Investors have piled into Czech koruna Eurobonds since they were first issued last year. Issuers too have continued to be attracted by favourable swap opportunities. Can the interest be sustained or is the vaunted model market for central and eastern Europe flashy but short of take-off power? Catherine Garner reports.

The Czech koruna bond market has been heralded as the model for the emerging capital markets of central and eastern Europe. The Czech Republic has what appears to be a stable economy, the currency is riding high, and the international financial community has tipped it as the first country in the region to join the European Union. Debt issuance is accelerating to keep up with investors partly spurred by high nominal interest rates.

Last September, the market's prodigy, the Eurokoruna, was born.
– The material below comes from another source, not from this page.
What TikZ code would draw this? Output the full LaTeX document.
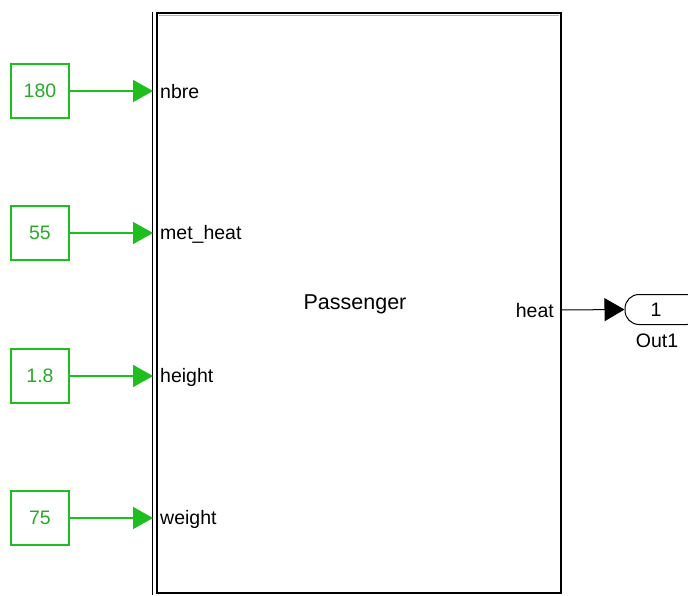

A new-year flurry of koruna-denominated Eurobonds seemed only to underline the market's position ­ in the first few weeks of 1997, 17 were issued with a total value of Kr26.5 billion ($968 million) compared with issues worth Kr32.6 billion in the whole of 1996. Market estimates are already beginning to suggest a total of between Kr100 billion and Kr130 billion for 1997. However, the Czech Republic's reign as sovereign of the region's emerging markets may be short-lived and analysts are beginning once again to doubt its economic health.

"The Czech Republic has lost some of the promise that made it one of eastern Europe's most attractive currencies in the last few years," says Gabor Bognar, economist for eastern Europe at Goldman Sachs.